Work to do: Leave out the pictures and repeat the data exactly.

Source excerpt:
::::

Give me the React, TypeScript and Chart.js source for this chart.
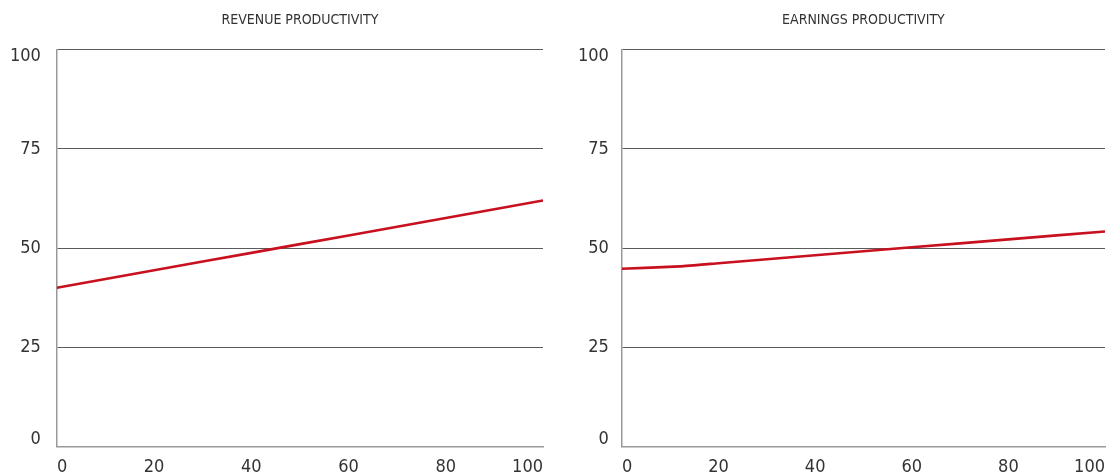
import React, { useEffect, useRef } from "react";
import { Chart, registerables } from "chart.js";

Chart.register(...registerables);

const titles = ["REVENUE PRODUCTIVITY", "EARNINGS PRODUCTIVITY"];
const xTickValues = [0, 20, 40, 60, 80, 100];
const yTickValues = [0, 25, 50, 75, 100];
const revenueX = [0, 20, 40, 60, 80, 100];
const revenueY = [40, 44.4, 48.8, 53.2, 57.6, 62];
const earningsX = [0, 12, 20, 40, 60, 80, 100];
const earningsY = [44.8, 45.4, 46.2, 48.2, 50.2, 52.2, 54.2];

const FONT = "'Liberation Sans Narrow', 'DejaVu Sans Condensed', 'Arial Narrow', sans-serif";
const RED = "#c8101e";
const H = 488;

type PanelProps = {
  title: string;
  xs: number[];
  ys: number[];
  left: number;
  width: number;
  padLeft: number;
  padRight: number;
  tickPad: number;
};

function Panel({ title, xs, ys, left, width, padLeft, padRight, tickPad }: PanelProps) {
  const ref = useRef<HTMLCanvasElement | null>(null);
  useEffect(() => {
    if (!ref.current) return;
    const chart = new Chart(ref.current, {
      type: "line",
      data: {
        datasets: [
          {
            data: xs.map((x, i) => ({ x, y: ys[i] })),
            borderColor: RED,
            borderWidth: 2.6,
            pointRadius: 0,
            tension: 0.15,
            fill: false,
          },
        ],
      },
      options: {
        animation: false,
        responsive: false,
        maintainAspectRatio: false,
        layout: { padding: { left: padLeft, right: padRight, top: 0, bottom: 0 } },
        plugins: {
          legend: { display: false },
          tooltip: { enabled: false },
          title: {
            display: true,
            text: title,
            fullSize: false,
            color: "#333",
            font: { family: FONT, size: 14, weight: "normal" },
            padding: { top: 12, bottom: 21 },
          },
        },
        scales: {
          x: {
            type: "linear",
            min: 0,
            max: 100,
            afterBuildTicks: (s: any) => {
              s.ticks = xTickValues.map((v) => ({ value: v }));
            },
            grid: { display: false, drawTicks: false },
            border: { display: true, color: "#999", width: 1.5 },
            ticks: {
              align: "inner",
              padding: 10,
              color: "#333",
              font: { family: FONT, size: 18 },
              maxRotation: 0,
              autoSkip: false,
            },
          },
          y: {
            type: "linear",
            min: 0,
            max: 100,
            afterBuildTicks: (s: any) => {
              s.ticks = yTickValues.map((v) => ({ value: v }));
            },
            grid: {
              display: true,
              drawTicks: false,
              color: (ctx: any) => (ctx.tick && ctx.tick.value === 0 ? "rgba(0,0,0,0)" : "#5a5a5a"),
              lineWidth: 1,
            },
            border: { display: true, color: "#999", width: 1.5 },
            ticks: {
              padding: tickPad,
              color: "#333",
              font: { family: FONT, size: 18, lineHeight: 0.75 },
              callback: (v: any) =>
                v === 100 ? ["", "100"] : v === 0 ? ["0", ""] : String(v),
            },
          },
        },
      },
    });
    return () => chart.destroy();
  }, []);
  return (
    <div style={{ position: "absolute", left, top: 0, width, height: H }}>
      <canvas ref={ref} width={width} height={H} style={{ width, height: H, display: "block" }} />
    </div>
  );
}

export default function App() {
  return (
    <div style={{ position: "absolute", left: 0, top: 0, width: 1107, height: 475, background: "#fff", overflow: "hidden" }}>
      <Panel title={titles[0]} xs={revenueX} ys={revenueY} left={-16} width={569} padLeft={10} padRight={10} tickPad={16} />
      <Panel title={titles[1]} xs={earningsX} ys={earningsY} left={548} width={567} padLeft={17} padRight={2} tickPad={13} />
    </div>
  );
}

::::

Solution to the problem:
Give me the React, TypeScript and Chart.js source for this chart.
import React, { useEffect, useRef } from "react";
import { Chart, registerables } from "chart.js";

Chart.register(...registerables);

const titles = ["REVENUE PRODUCTIVITY", "EARNINGS PRODUCTIVITY"];
const xTickValues = [0, 20, 40, 60, 80, 100];
const yTickValues = [0, 25, 50, 75, 100];
const revenueX = [0, 20, 40, 60, 80, 100];
const revenueY = [40, 44.4, 48.8, 53.2, 57.6, 62];
const earningsX = [0, 12, 20, 40, 60, 80, 100];
const earningsY = [44.8, 45.4, 46.2, 48.2, 50.2, 52.2, 54.2];

const FONT = "'Liberation Sans Narrow', 'DejaVu Sans Condensed', 'Arial Narrow', sans-serif";
const RED = "#c8101e";
const H = 488;

type PanelProps = {
  title: string;
  xs: number[];
  ys: number[];
  left: number;
  width: number;
  padLeft: number;
  padRight: number;
  tickPad: number;
};

function Panel({ title, xs, ys, left, width, padLeft, padRight, tickPad }: PanelProps) {
  const ref = useRef<HTMLCanvasElement | null>(null);
  useEffect(() => {
    if (!ref.current) return;
    const chart = new Chart(ref.current, {
      type: "line",
      data: {
        datasets: [
          {
            data: xs.map((x, i) => ({ x, y: ys[i] })),
            borderColor: RED,
            borderWidth: 2.6,
            pointRadius: 0,
            tension: 0.15,
            fill: false,
          },
        ],
      },
      options: {
        animation: false,
        responsive: false,
        maintainAspectRatio: false,
        layout: { padding: { left: padLeft, right: padRight, top: 0, bottom: 0 } },
        plugins: {
          legend: { display: false },
          tooltip: { enabled: false },
          title: {
            display: true,
            text: title,
            fullSize: false,
            color: "#333",
            font: { family: FONT, size: 14, weight: "normal" },
            padding: { top: 12, bottom: 21 },
          },
        },
        scales: {
          x: {
            type: "linear",
            min: 0,
            max: 100,
            afterBuildTicks: (s: any) => {
              s.ticks = xTickValues.map((v) => ({ value: v }));
            },
            grid: { display: false, drawTicks: false },
            border: { display: true, color: "#999", width: 1.5 },
            ticks: {
              align: "inner",
              padding: 10,
              color: "#333",
              font: { family: FONT, size: 18 },
              maxRotation: 0,
              autoSkip: false,
            },
          },
          y: {
            type: "linear",
            min: 0,
            max: 100,
            afterBuildTicks: (s: any) => {
              s.ticks = yTickValues.map((v) => ({ value: v }));
            },
            grid: {
              display: true,
              drawTicks: false,
              color: (ctx: any) => (ctx.tick && ctx.tick.value === 0 ? "rgba(0,0,0,0)" : "#5a5a5a"),
              lineWidth: 1,
            },
            border: { display: true, color: "#999", width: 1.5 },
            ticks: {
              padding: tickPad,
              color: "#333",
              font: { family: FONT, size: 18, lineHeight: 0.75 },
              callback: (v: any) =>
                v === 100 ? ["", "100"] : v === 0 ? ["0", ""] : String(v),
            },
          },
        },
      },
    });
    return () => chart.destroy();
  }, []);
  return (
    <div style={{ position: "absolute", left, top: 0, width, height: H }}>
      <canvas ref={ref} width={width} height={H} style={{ width, height: H, display: "block" }} />
    </div>
  );
}

export default function App() {
  return (
    <div style={{ position: "absolute", left: 0, top: 0, width: 1107, height: 475, background: "#fff", overflow: "hidden" }}>
      <Panel title={titles[0]} xs={revenueX} ys={revenueY} left={-16} width={569} padLeft={10} padRight={10} tickPad={16} />
      <Panel title={titles[1]} xs={earningsX} ys={earningsY} left={548} width={567} padLeft={17} padRight={2} tickPad={13} />
    </div>
  );
}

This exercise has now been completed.